* Start Information shown *

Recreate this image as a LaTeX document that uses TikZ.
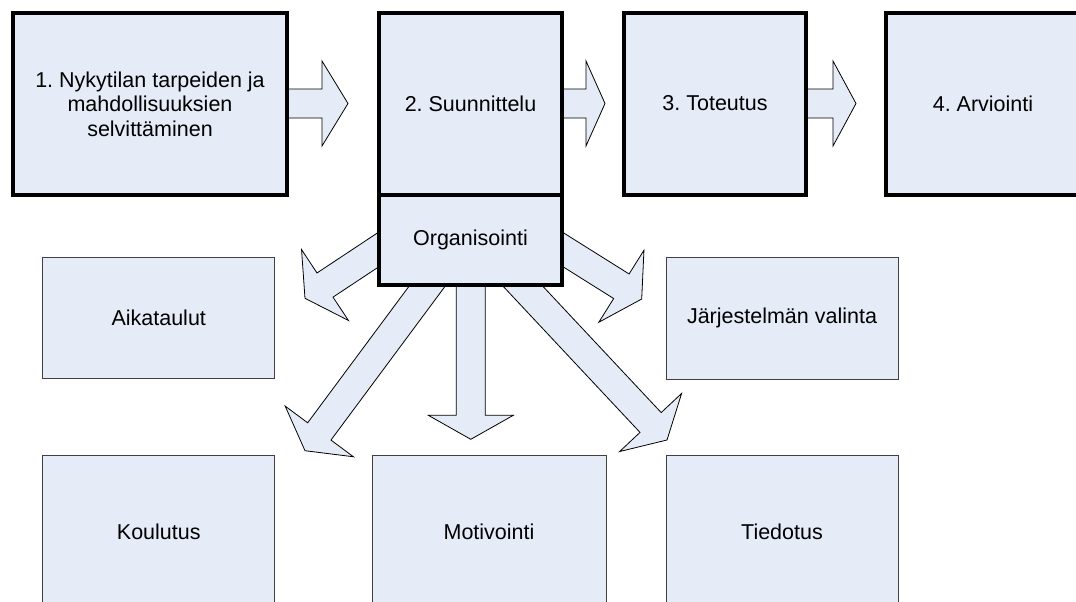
\documentclass[tikz,border=0pt]{standalone}
\usepackage{fontspec}
\setmainfont{Liberation Sans}
\usetikzlibrary{calc}
\frenchspacing
\definecolor{boxfill}{RGB}{230,236,247}
\definecolor{thinline}{RGB}{64,64,64}
\tikzset{
  thickbox/.style={draw=black, line width=4pt, fill=boxfill, inner sep=0pt, align=center},
  thinbox/.style={draw=thinline, line width=1pt, fill=boxfill, inner sep=0pt, align=center},
  barrowstyle/.style={draw=black, line width=0.8pt, fill=boxfill, line join=miter},
  lbl/.style={font=\fontsize{21.5}{24.5}\selectfont, align=center}
}
% block arrow from #2 to tip #3, head length #1
\newcommand\barrow[3][24pt]{%
  \coordinate (hb) at ($(#3)!#1!(#2)$);
  \draw[barrowstyle]
    ($(#2)!14.5pt!90:(#3)$) -- ($(hb)!14.5pt!90:(#3)$) -- ($(hb)!42.5pt!90:(#3)$)
    -- (#3) -- ($(hb)!42.5pt!-90:(#3)$) -- ($(hb)!14.5pt!-90:(#3)$)
    -- ($(#2)!14.5pt!-90:(#3)$) -- cycle;
}
\begin{document}
\begin{tikzpicture}[x=1pt, y=-1pt]
\useasboundingbox (0,0) rectangle (1076,602);
\clip (0,0) rectangle (1076,602);
\fill[white] (0,0) rectangle (1076,602);

% arrow coordinates
\coordinate (t1) at (348,103.5);
\coordinate (t2) at (605,103.5);
\coordinate (t3) at (856,103.5);
\coordinate (sUL) at (426.7,217.7);
\coordinate (tUL) at (305,298.3);
\coordinate (sUR) at (513.2,218.4);
\coordinate (tUR) at (641.7,299);
\coordinate (sC) at (470.8,240);
\coordinate (tC) at (470.8,439.3);
\coordinate (sDL) at (460.5,241.2);
\coordinate (tDL) at (305,450.7);
\coordinate (sDR) at (484.5,245.2);
\coordinate (tDR) at (667,440);

% anchors of the top boxes for horizontal arrows
\coordinate (e1) at (287,103.5);
\coordinate (e2) at (562,103.5);
\coordinate (e3) at (806,103.5);

\barrow[26pt]{e1}{t1}
\barrow[19pt]{e2}{t2}
\barrow[23pt]{e3}{t3}
\barrow{sUL}{tUL}
\barrow{sUR}{tUR}
\barrow{sC}{tC}
\barrow{sDL}{tDL}
\barrow{sDR}{tDR}

% top boxes
\node[thickbox, minimum width=274pt, minimum height=182pt] (b1) at (150,104) {};
\node[lbl] at (150,104) {1. Nykytilan tarpeiden ja\\mahdollisuuksien\\selvittäminen};
\node[thickbox, minimum width=183pt, minimum height=182pt] (b2) at (470.5,104) {};
\node[lbl] at (470.5,103.5) {2. Suunnittelu};
\node[thickbox, minimum width=183pt, minimum height=90pt] (org) at (470.5,240) {};
\node[lbl] at (470.5,240) {Organisointi};
\node[thickbox, minimum width=182pt, minimum height=182pt] (b3) at (715,104) {};
\node[lbl] at (715,103.5) {3. Toteutus};
\node[thickbox, minimum width=196pt, minimum height=182pt] (b4) at (984,104) {};
\node[lbl] at (983,103.5) {4. Arviointi};

% thin boxes
\node[thinbox, lbl, minimum width=232pt, minimum height=121pt] (aika) at (158.75,317.5) {Aikataulut};
\node[thinbox, lbl, minimum width=232pt, minimum height=122pt] (jarj) at (782,318) {Järjestelmän valinta};
\node[thinbox, lbl, minimum width=232pt, minimum height=154pt] (koul) at (158.75,532) {Koulutus};
\node[thinbox, lbl, minimum width=234pt, minimum height=154pt] (moti) at (489,532) {Motivointi};
\node[thinbox, lbl, minimum width=232pt, minimum height=154pt] (tied) at (782,532) {Tiedotus};
\end{tikzpicture}
\end{document}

* End Information shown *

> [Task statement]: Take the material above from its first line through the line holding "(e3) at (806,103.5);" and set it down exactly, without the pictures.

> [Task solution]:
Recreate this image as a LaTeX document that uses TikZ.
\documentclass[tikz,border=0pt]{standalone}
\usepackage{fontspec}
\setmainfont{Liberation Sans}
\usetikzlibrary{calc}
\frenchspacing
\definecolor{boxfill}{RGB}{230,236,247}
\definecolor{thinline}{RGB}{64,64,64}
\tikzset{
  thickbox/.style={draw=black, line width=4pt, fill=boxfill, inner sep=0pt, align=center},
  thinbox/.style={draw=thinline, line width=1pt, fill=boxfill, inner sep=0pt, align=center},
  barrowstyle/.style={draw=black, line width=0.8pt, fill=boxfill, line join=miter},
  lbl/.style={font=\fontsize{21.5}{24.5}\selectfont, align=center}
}
% block arrow from #2 to tip #3, head length #1
\newcommand\barrow[3][24pt]{%
  \coordinate (hb) at ($(#3)!#1!(#2)$);
  \draw[barrowstyle]
    ($(#2)!14.5pt!90:(#3)$) -- ($(hb)!14.5pt!90:(#3)$) -- ($(hb)!42.5pt!90:(#3)$)
    -- (#3) -- ($(hb)!42.5pt!-90:(#3)$) -- ($(hb)!14.5pt!-90:(#3)$)
    -- ($(#2)!14.5pt!-90:(#3)$) -- cycle;
}
\begin{document}
\begin{tikzpicture}[x=1pt, y=-1pt]
\useasboundingbox (0,0) rectangle (1076,602);
\clip (0,0) rectangle (1076,602);
\fill[white] (0,0) rectangle (1076,602);

% arrow coordinates
\coordinate (t1) at (348,103.5);
\coordinate (t2) at (605,103.5);
\coordinate (t3) at (856,103.5);
\coordinate (sUL) at (426.7,217.7);
\coordinate (tUL) at (305,298.3);
\coordinate (sUR) at (513.2,218.4);
\coordinate (tUR) at (641.7,299);
\coordinate (sC) at (470.8,240);
\coordinate (tC) at (470.8,439.3);
\coordinate (sDL) at (460.5,241.2);
\coordinate (tDL) at (305,450.7);
\coordinate (sDR) at (484.5,245.2);
\coordinate (tDR) at (667,440);

% anchors of the top boxes for horizontal arrows
\coordinate (e1) at (287,103.5);
\coordinate (e2) at (562,103.5);
\coordinate (e3) at (806,103.5);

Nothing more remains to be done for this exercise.